The Salt Lake City Department of Public Utilities had more than 130 calls while the city of Sandy had at least 40 customers in the same situation.

The state of Allison McCullock’s kitchen was a mess as plumbers with Expert Services Plumbing, Heating, Air & Electrical tried to get to the source of the water dripping from her ceiling.

“I just heard a gush of water, came out, and my ceiling was flooding,” she said.

McCullock woke up to her pipes frozen. She tried to warm them up but they burst in the afternoon.

“I’ve already cried today. We’ve already panicked, now we’re good. Now I can think level-headed,” she said.

She said she left her faucet dripping overnight, but plumbers say you should actually have a spaghetti-strand width of water steadily running all night.
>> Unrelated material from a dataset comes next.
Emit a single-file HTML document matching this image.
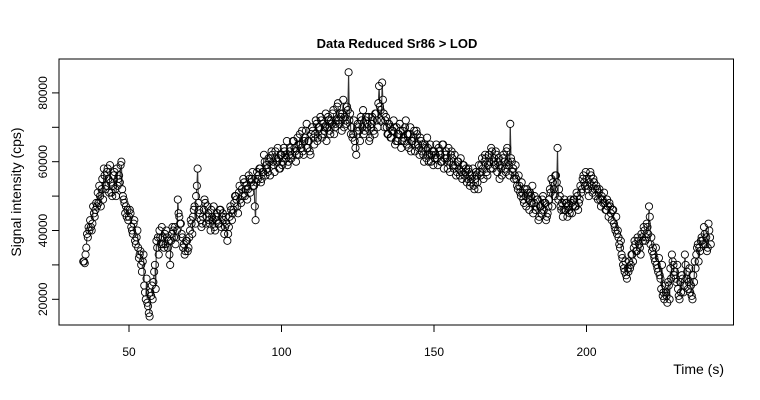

Master plumber Nathan Berg recommends you keep the temperature neutral.

“Really she did everything that you can do, but if you don’t have good insulation, there’s only so much you can do before you have something like this happen,” said Berg.

If your pipes freeze, ramp up the heat in your home and bring a space heater into the affected room. Open up any cupboards to let the warm air in.

If you have copper pipes, know you’re more at risk of freezing and bursting.

“When that ice expands, it’s a little bit more fragile so it ends up splitting whereas plastic can kind of absorb it a little bit more,” he said.

Service companies also have thawing machines that attach to the pipes and break up the ice.

“Call your mom, call your dad, that’s what I did. Call your plumber, they’re great,” said McCullock. “Maybe I’ll have a better kitchen at the end of this. That’s a hope now, I guess.”